Tulsa 'Concealed Carry Neighborhood' Sends Message To Would-Be Thieves

Residents in the Magic Circle neighborhood want everyone to know that the homeowners there may be packing heat.

Tuesday, August 21st 2012, 6:04 pm

By: News On 6

An east Tulsa neighborhood is sending a message to would-be criminals.

Residents in the Magic Circle neighborhood want everyone to know that the homeowners there may be packing heat.

The signs are hard to miss around 21st and Garnett.The Magic Circle neighborhood association put them up earlier this year in an effort to curb crime.

Jonathan Penick and his wife, Leah, have lived in the Magic Circle neighborhood for four years.

"Neighborhood association does a real good job cleaning up, keeping crime out as much as they can, putting speed bumps in, and just taking care of the whole neighborhood," Jonathan said.

One deterrent comes in the form of a sign that reads: "Concealed Carry Neighborhood."

7/20/2012 Related Story: Flood Of Applications Delays Oklahoma Concealed Carry Licenses

More than half a dozen of the signs have been placed on the brick entry ways that lead to the neighborhood.

"I'm all for it," Jonathan said. "I don't have my concealed carry license, but we're all for it and I think it makes for a safe neighborhood."

The neighborhood association president said the signs are, indeed, meant to serve as a statement after an epidemic of break-ins in the neighborhood. But he admits there's no way to know if it actually works to deter crime.

But the Tulsa Crime Commission, the non-profit organization that runs Crime Stoppers, does not support the placing of these signs.

Its executive director said the crime commission does not endorse anything that involves guns and potential violence.

She said prevention programs, like neighborhood watches, work much better than letting a criminal know that the homeowners have weapons.

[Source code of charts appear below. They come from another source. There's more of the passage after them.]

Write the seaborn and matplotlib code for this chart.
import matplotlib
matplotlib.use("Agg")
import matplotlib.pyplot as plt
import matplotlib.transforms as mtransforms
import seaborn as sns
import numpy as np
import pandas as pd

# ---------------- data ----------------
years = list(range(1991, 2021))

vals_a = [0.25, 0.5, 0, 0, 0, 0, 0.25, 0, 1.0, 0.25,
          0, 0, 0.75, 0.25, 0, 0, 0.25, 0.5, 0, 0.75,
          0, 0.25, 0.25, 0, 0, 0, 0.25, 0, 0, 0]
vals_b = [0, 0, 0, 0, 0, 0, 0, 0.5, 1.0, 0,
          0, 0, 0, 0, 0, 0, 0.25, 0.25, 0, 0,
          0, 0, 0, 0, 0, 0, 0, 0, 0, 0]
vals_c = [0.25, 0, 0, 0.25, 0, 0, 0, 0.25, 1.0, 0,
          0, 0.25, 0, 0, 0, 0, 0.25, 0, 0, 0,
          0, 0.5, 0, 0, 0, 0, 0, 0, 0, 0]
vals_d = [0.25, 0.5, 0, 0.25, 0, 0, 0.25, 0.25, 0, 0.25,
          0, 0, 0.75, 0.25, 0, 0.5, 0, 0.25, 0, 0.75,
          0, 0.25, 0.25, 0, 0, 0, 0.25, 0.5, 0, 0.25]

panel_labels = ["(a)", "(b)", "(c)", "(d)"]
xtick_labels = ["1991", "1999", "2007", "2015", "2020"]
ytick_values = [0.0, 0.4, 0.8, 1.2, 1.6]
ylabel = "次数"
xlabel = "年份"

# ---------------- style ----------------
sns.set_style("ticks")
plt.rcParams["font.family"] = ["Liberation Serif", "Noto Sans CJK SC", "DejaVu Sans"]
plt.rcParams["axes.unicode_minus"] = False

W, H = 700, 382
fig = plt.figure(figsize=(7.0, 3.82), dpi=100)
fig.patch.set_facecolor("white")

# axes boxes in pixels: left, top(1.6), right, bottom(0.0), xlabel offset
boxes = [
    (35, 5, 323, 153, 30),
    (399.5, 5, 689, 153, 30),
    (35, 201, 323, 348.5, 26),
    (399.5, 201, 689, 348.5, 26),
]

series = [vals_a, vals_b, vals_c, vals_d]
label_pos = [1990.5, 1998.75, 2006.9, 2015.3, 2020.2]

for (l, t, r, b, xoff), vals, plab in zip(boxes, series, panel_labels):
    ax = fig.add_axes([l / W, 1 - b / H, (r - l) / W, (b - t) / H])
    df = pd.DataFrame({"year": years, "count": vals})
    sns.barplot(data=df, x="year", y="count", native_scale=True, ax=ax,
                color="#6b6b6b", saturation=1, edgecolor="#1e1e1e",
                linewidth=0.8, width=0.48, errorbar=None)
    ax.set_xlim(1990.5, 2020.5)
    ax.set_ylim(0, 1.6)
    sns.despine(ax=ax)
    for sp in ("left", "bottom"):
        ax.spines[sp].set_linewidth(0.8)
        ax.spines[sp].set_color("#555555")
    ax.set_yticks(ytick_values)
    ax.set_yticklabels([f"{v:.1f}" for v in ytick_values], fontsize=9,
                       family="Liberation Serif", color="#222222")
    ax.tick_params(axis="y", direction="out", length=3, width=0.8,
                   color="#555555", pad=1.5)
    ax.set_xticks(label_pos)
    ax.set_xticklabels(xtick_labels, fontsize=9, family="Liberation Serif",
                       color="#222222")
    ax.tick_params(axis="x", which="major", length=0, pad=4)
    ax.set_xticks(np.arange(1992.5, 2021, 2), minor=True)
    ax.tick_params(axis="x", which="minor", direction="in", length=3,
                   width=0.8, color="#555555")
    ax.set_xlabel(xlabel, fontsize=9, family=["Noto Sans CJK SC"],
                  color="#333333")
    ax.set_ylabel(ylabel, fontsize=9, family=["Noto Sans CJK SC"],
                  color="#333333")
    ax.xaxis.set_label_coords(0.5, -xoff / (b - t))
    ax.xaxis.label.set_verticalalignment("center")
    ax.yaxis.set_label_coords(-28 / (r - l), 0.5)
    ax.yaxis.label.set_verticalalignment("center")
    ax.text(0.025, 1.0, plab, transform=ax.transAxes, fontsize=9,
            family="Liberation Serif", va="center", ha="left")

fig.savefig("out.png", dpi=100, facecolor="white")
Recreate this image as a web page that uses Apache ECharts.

Magic Circle's neighborhood president said it already takes part in the Alert Neighbors campaign and the signs add just another layer of protection.

The Penicks said they agree.

"We have a right to carry arms and to protect ourselves and, if needed, that's one of the rights we have to use," Leah said. "They're out using weapons, so why can we not defend ourselves with our own weapons if we need to?"

The neighborhood association paid for the banners and none of them are placed on property belonging to the city.

Messages left with the City of Tulsa's neighborhood services division were not returned.